> _Short task_
Each entry below is to be given again word for word, with no pictures.

> _Record list_
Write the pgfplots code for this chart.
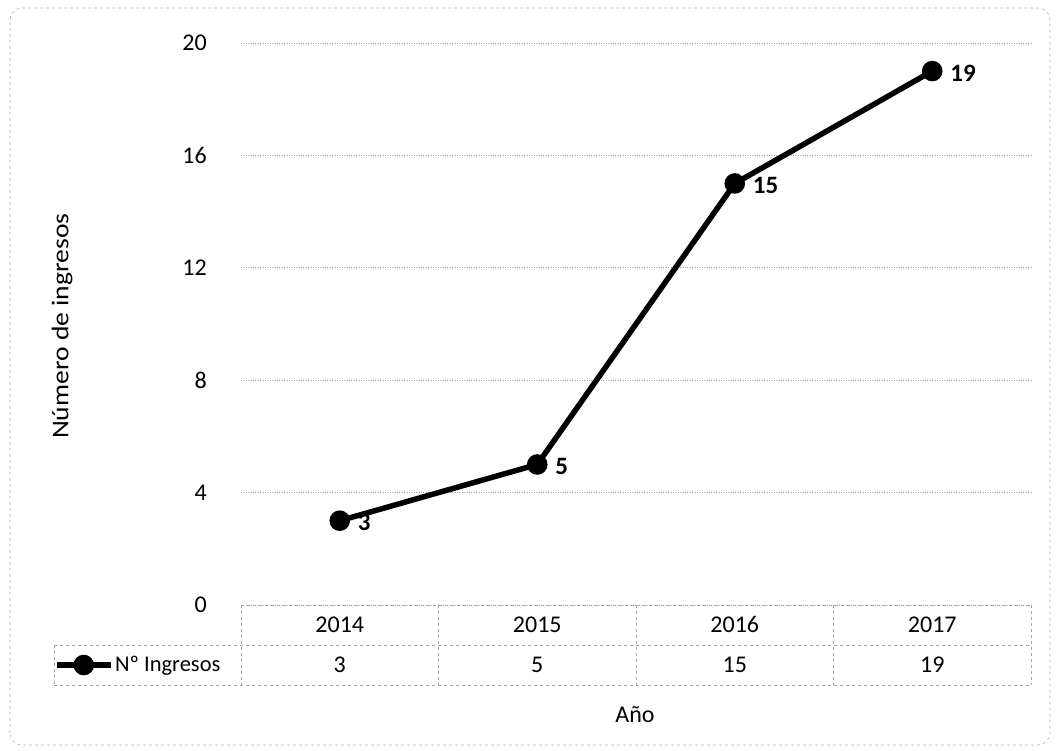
\documentclass[border=0pt]{standalone}
\usepackage{pgfplots}
\pgfplotsset{compat=1.18}
\usepackage{fontspec}
\setmainfont{Carlito}
\newcommand{\fs}{\fontsize{24}{28}\selectfont}
\newcommand{\fl}{\fontsize{22.5}{26}\selectfont}
\newcommand{\fb}{\fontsize{25}{29}\selectfont\bfseries}
\pgfplotsset{every axis plot/.append style={legend image code/.code={\draw[#1, mark repeat=2, mark phase=2] plot coordinates {(0pt,0pt) (27pt,0pt) (54pt,0pt)};}}}
\begin{document}
\begin{tikzpicture}
\useasboundingbox (0pt,0pt) rectangle (1056pt,751pt);
\draw[gray!60, dashed, rounded corners=12pt, line width=0.6pt] (10pt,6pt) rectangle (1050pt,743pt);
\begin{axis}[
  at={(241pt,146pt)}, anchor=south west,
  scale only axis, width=790pt, height=562pt,
  xmin=-0.5, xmax=3.5, ymin=0, ymax=20,
  ytick={0,4,8,12,16,20},
  xtick=\empty,
  axis line style={draw=none},
  major tick length=0pt,
  ymajorgrids,
  grid style={gray!75, dotted, line width=0.8pt},
  /pgf/number format/assume math mode=true,
  yticklabel style={font=\fs, anchor=east, inner sep=0pt, xshift=-34pt},
  clip=false,
  legend style={at={(-0.2367,-0.1068)}, anchor=west, draw=none, fill=none,
    font=\fl, inner sep=0pt, outer sep=0pt, nodes={inner sep=1.5pt},
    /tikz/every even column/.append style={column sep=0pt}},
  legend cell align=left,
]
\addplot[black, line width=5.5pt, mark=*, mark size=7.5pt,
  nodes near coords, point meta=explicit symbolic,
  every node near coord/.append style={font=\fb, anchor=west, xshift=12pt, yshift=-2pt}
] table[meta=v] {
x y v
0 3 3
1 5 5
2 15 15
3 19 19
};
\addlegendentry{Nº Ingresos}
% data table grid
\draw[gray!70, dashed, line width=0.6pt] (axis cs:-0.5,0) -- (axis cs:3.5,0);
\draw[gray!70, dashed, line width=0.6pt] (axis cs:-1.447,-1.4235) -- (axis cs:3.5,-1.4235);
\draw[gray!70, dashed, line width=0.6pt] (axis cs:-1.447,-2.847) -- (axis cs:3.5,-2.847);
\draw[gray!70, dashed, line width=0.6pt] (axis cs:-1.447,-1.4235) -- (axis cs:-1.447,-2.847);
\draw[gray!70, dashed, line width=0.6pt] (axis cs:-0.5,0) -- (axis cs:-0.5,-2.847);
\draw[gray!70, dashed, line width=0.6pt] (axis cs:0.5,0) -- (axis cs:0.5,-2.847);
\draw[gray!70, dashed, line width=0.6pt] (axis cs:1.5,0) -- (axis cs:1.5,-2.847);
\draw[gray!70, dashed, line width=0.6pt] (axis cs:2.5,0) -- (axis cs:2.5,-2.847);
\draw[gray!70, dashed, line width=0.6pt] (axis cs:3.5,0) -- (axis cs:3.5,-2.847);
\node[font=\fs] at (axis cs:0,-0.71) {2014};
\node[font=\fs] at (axis cs:1,-0.71) {2015};
\node[font=\fs] at (axis cs:2,-0.71) {2016};
\node[font=\fs] at (axis cs:3,-0.71) {2017};
\node[font=\fs] at (axis cs:0,-2.135) {3};
\node[font=\fs] at (axis cs:1,-2.135) {5};
\node[font=\fs] at (axis cs:2,-2.135) {15};
\node[font=\fs] at (axis cs:3,-2.135) {19};
\node[font=\fs] at (rel axis cs:0.4987,-0.1957) {Año};
\node[font=\fs, rotate=90] at (rel axis cs:-0.2266,0.496) {\scalebox{1.15}[1]{Número de ingresos}};
\end{axis}
\end{tikzpicture}
\end{document}
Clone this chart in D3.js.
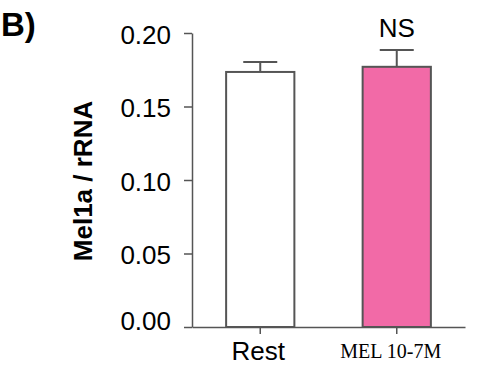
<!DOCTYPE html>
<html><head><meta charset="utf-8">
<script src="https://cdn.jsdelivr.net/npm/d3@7"></script>
<style>body{margin:0;background:#fff}svg{display:block}</style>
</head><body>
<svg id="c" width="500" height="375"></svg>
<script>
const categories = ["Rest", "MEL 10-7M"];
const means = [0.1735, 0.177];
const sems = [0.0068, 0.0114];
const fills = ["#ffffff", "#f26aa7"];
const yTicks = [0, 0.05, 0.10, 0.15, 0.20];
const annotations = ["", "NS"];

const svg = d3.select("#c");
const y = d3.scaleLinear().domain([0, 0.2]).range([327, 33]);
const x = d3.scaleBand().domain(categories).range([192, 465]).paddingInner(0.5).paddingOuter(0.25);
const stroke = "#555";

// y axis
const ya = svg.append("g").attr("transform", "translate(192,0)")
  .call(d3.axisLeft(y).tickValues(yTicks).tickFormat(d3.format(".2f")).tickSize(8).tickSizeOuter(0));
ya.select(".domain").attr("stroke", stroke).attr("stroke-width", 1.5);
ya.selectAll(".tick line").attr("stroke", stroke).attr("stroke-width", 1.5);
ya.selectAll(".tick text").attr("font-family", "Liberation Sans, Arial, sans-serif")
  .attr("font-size", 26).attr("fill", "#000").attr("x", -21)
  .attr("dy", d => d === 0 ? "0.1em" : "0.4em");

// x axis
const xa = svg.append("g").attr("transform", "translate(0,327)")
  .call(d3.axisBottom(x).tickSize(7).tickSizeOuter(0).tickFormat(""));
xa.select(".domain").attr("stroke", stroke).attr("stroke-width", 1.5);
xa.selectAll(".tick line").attr("stroke", stroke).attr("stroke-width", 1.5);

// bars
svg.selectAll("rect.bar").data(categories).enter().append("rect")
  .attr("x", d => x(d)).attr("width", x.bandwidth())
  .attr("y", (d, i) => y(means[i])).attr("height", (d, i) => y(0) - y(means[i]))
  .attr("fill", (d, i) => fills[i]).attr("stroke", stroke).attr("stroke-width", 2);

// error bars
categories.forEach((c, i) => {
  const cx = x(c) + x.bandwidth() / 2;
  const g = svg.append("g").attr("stroke", stroke).attr("stroke-width", 2);
  g.append("line").attr("x1", cx).attr("x2", cx).attr("y1", y(means[i])).attr("y2", y(means[i] + sems[i]));
  g.append("line").attr("x1", cx - 17).attr("x2", cx + 17).attr("y1", y(means[i] + sems[i])).attr("y2", y(means[i] + sems[i]));
  if (annotations[i]) {
    svg.append("text").attr("x", cx).attr("y", y(means[i] + sems[i]) - 13)
      .attr("text-anchor", "middle").attr("font-family", "Liberation Sans, Arial, sans-serif")
      .attr("font-size", 26).text(annotations[i]);
  }
});

// category labels
svg.append("text").attr("x", x(categories[0]) + x.bandwidth() / 2 - 2).attr("y", 360)
  .attr("text-anchor", "middle").attr("font-family", "Liberation Sans, Arial, sans-serif")
  .attr("font-size", 26).text(categories[0]);
svg.append("text").attr("x", x(categories[1]) + x.bandwidth() / 2 - 6).attr("y", 358)
  .attr("text-anchor", "middle").attr("font-family", "Liberation Serif, Times New Roman, serif")
  .attr("font-size", 20).text(categories[1]);

// y title
svg.append("text").attr("transform", "translate(92,181) rotate(-90)")
  .attr("text-anchor", "middle").attr("font-family", "Liberation Sans, Arial, sans-serif")
  .attr("font-weight", "bold").attr("font-size", 26).text("Mel1a / rRNA");

// panel label
svg.append("text").attr("x", 1).attr("y", 36)
  .attr("font-family", "Liberation Sans, Arial, sans-serif")
  .attr("font-weight", "bold").attr("font-size", 33).text("B)");
</script>
</body></html>
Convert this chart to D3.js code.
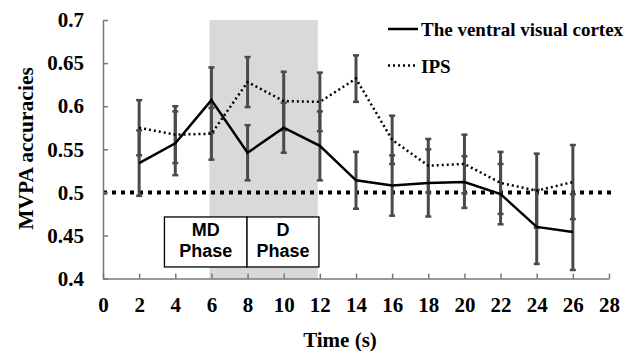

> _Answer for this exercise_
Write the pgfplots code for this chart.
\documentclass[border=0pt]{standalone}
\usepackage{pgfplots}
\pgfplotsset{compat=1.18}
\usepackage{fontspec}
\setmainfont{Carlito}
\newcommand{\fs}{\fontsize{24}{28}\selectfont}
\newcommand{\fl}{\fontsize{22.5}{26}\selectfont}
\newcommand{\fb}{\fontsize{25}{29}\selectfont\bfseries}
\pgfplotsset{every axis plot/.append style={legend image code/.code={\draw[#1, mark repeat=2, mark phase=2] plot coordinates {(0pt,0pt) (27pt,0pt) (54pt,0pt)};}}}
\begin{document}
\begin{tikzpicture}
\useasboundingbox (0pt,0pt) rectangle (1056pt,751pt);
\draw[gray!60, dashed, rounded corners=12pt, line width=0.6pt] (10pt,6pt) rectangle (1050pt,743pt);
\begin{axis}[
  at={(241pt,146pt)}, anchor=south west,
  scale only axis, width=790pt, height=562pt,
  xmin=-0.5, xmax=3.5, ymin=0, ymax=20,
  ytick={0,4,8,12,16,20},
  xtick=\empty,
  axis line style={draw=none},
  major tick length=0pt,
  ymajorgrids,
  grid style={gray!75, dotted, line width=0.8pt},
  /pgf/number format/assume math mode=true,
  yticklabel style={font=\fs, anchor=east, inner sep=0pt, xshift=-34pt},
  clip=false,
  legend style={at={(-0.2367,-0.1068)}, anchor=west, draw=none, fill=none,
    font=\fl, inner sep=0pt, outer sep=0pt, nodes={inner sep=1.5pt},
    /tikz/every even column/.append style={column sep=0pt}},
  legend cell align=left,
]
\addplot[black, line width=5.5pt, mark=*, mark size=7.5pt,
  nodes near coords, point meta=explicit symbolic,
  every node near coord/.append style={font=\fb, anchor=west, xshift=12pt, yshift=-2pt}
] table[meta=v] {
x y v
0 3 3
1 5 5
2 15 15
3 19 19
};
\addlegendentry{Nº Ingresos}
% data table grid
\draw[gray!70, dashed, line width=0.6pt] (axis cs:-0.5,0) -- (axis cs:3.5,0);
\draw[gray!70, dashed, line width=0.6pt] (axis cs:-1.447,-1.4235) -- (axis cs:3.5,-1.4235);
\draw[gray!70, dashed, line width=0.6pt] (axis cs:-1.447,-2.847) -- (axis cs:3.5,-2.847);
\draw[gray!70, dashed, line width=0.6pt] (axis cs:-1.447,-1.4235) -- (axis cs:-1.447,-2.847);
\draw[gray!70, dashed, line width=0.6pt] (axis cs:-0.5,0) -- (axis cs:-0.5,-2.847);
\draw[gray!70, dashed, line width=0.6pt] (axis cs:0.5,0) -- (axis cs:0.5,-2.847);
\draw[gray!70, dashed, line width=0.6pt] (axis cs:1.5,0) -- (axis cs:1.5,-2.847);
\draw[gray!70, dashed, line width=0.6pt] (axis cs:2.5,0) -- (axis cs:2.5,-2.847);
\draw[gray!70, dashed, line width=0.6pt] (axis cs:3.5,0) -- (axis cs:3.5,-2.847);
\node[font=\fs] at (axis cs:0,-0.71) {2014};
\node[font=\fs] at (axis cs:1,-0.71) {2015};
\node[font=\fs] at (axis cs:2,-0.71) {2016};
\node[font=\fs] at (axis cs:3,-0.71) {2017};
\node[font=\fs] at (axis cs:0,-2.135) {3};
\node[font=\fs] at (axis cs:1,-2.135) {5};
\node[font=\fs] at (axis cs:2,-2.135) {15};
\node[font=\fs] at (axis cs:3,-2.135) {19};
\node[font=\fs] at (rel axis cs:0.4987,-0.1957) {Año};
\node[font=\fs, rotate=90] at (rel axis cs:-0.2266,0.496) {\scalebox{1.15}[1]{Número de ingresos}};
\end{axis}
\end{tikzpicture}
\end{document}
Clone this chart in D3.js.
<!DOCTYPE html>
<html><head><meta charset="utf-8">
<script src="https://cdn.jsdelivr.net/npm/d3@7"></script>
<style>body{margin:0;background:#fff}svg{display:block}</style>
</head><body>
<svg id="c" width="500" height="375"></svg>
<script>
const categories = ["Rest", "MEL 10-7M"];
const means = [0.1735, 0.177];
const sems = [0.0068, 0.0114];
const fills = ["#ffffff", "#f26aa7"];
const yTicks = [0, 0.05, 0.10, 0.15, 0.20];
const annotations = ["", "NS"];

const svg = d3.select("#c");
const y = d3.scaleLinear().domain([0, 0.2]).range([327, 33]);
const x = d3.scaleBand().domain(categories).range([192, 465]).paddingInner(0.5).paddingOuter(0.25);
const stroke = "#555";

// y axis
const ya = svg.append("g").attr("transform", "translate(192,0)")
  .call(d3.axisLeft(y).tickValues(yTicks).tickFormat(d3.format(".2f")).tickSize(8).tickSizeOuter(0));
ya.select(".domain").attr("stroke", stroke).attr("stroke-width", 1.5);
ya.selectAll(".tick line").attr("stroke", stroke).attr("stroke-width", 1.5);
ya.selectAll(".tick text").attr("font-family", "Liberation Sans, Arial, sans-serif")
  .attr("font-size", 26).attr("fill", "#000").attr("x", -21)
  .attr("dy", d => d === 0 ? "0.1em" : "0.4em");

// x axis
const xa = svg.append("g").attr("transform", "translate(0,327)")
  .call(d3.axisBottom(x).tickSize(7).tickSizeOuter(0).tickFormat(""));
xa.select(".domain").attr("stroke", stroke).attr("stroke-width", 1.5);
xa.selectAll(".tick line").attr("stroke", stroke).attr("stroke-width", 1.5);

// bars
svg.selectAll("rect.bar").data(categories).enter().append("rect")
  .attr("x", d => x(d)).attr("width", x.bandwidth())
  .attr("y", (d, i) => y(means[i])).attr("height", (d, i) => y(0) - y(means[i]))
  .attr("fill", (d, i) => fills[i]).attr("stroke", stroke).attr("stroke-width", 2);

// error bars
categories.forEach((c, i) => {
  const cx = x(c) + x.bandwidth() / 2;
  const g = svg.append("g").attr("stroke", stroke).attr("stroke-width", 2);
  g.append("line").attr("x1", cx).attr("x2", cx).attr("y1", y(means[i])).attr("y2", y(means[i] + sems[i]));
  g.append("line").attr("x1", cx - 17).attr("x2", cx + 17).attr("y1", y(means[i] + sems[i])).attr("y2", y(means[i] + sems[i]));
  if (annotations[i]) {
    svg.append("text").attr("x", cx).attr("y", y(means[i] + sems[i]) - 13)
      .attr("text-anchor", "middle").attr("font-family", "Liberation Sans, Arial, sans-serif")
      .attr("font-size", 26).text(annotations[i]);
  }
});

// category labels
svg.append("text").attr("x", x(categories[0]) + x.bandwidth() / 2 - 2).attr("y", 360)
  .attr("text-anchor", "middle").attr("font-family", "Liberation Sans, Arial, sans-serif")
  .attr("font-size", 26).text(categories[0]);
svg.append("text").attr("x", x(categories[1]) + x.bandwidth() / 2 - 6).attr("y", 358)
  .attr("text-anchor", "middle").attr("font-family", "Liberation Serif, Times New Roman, serif")
  .attr("font-size", 20).text(categories[1]);

// y title
svg.append("text").attr("transform", "translate(92,181) rotate(-90)")
  .attr("text-anchor", "middle").attr("font-family", "Liberation Sans, Arial, sans-serif")
  .attr("font-weight", "bold").attr("font-size", 26).text("Mel1a / rRNA");

// panel label
svg.append("text").attr("x", 1).attr("y", 36)
  .attr("font-family", "Liberation Sans, Arial, sans-serif")
  .attr("font-weight", "bold").attr("font-size", 33).text("B)");
</script>
</body></html>
Convert this chart to D3.js code.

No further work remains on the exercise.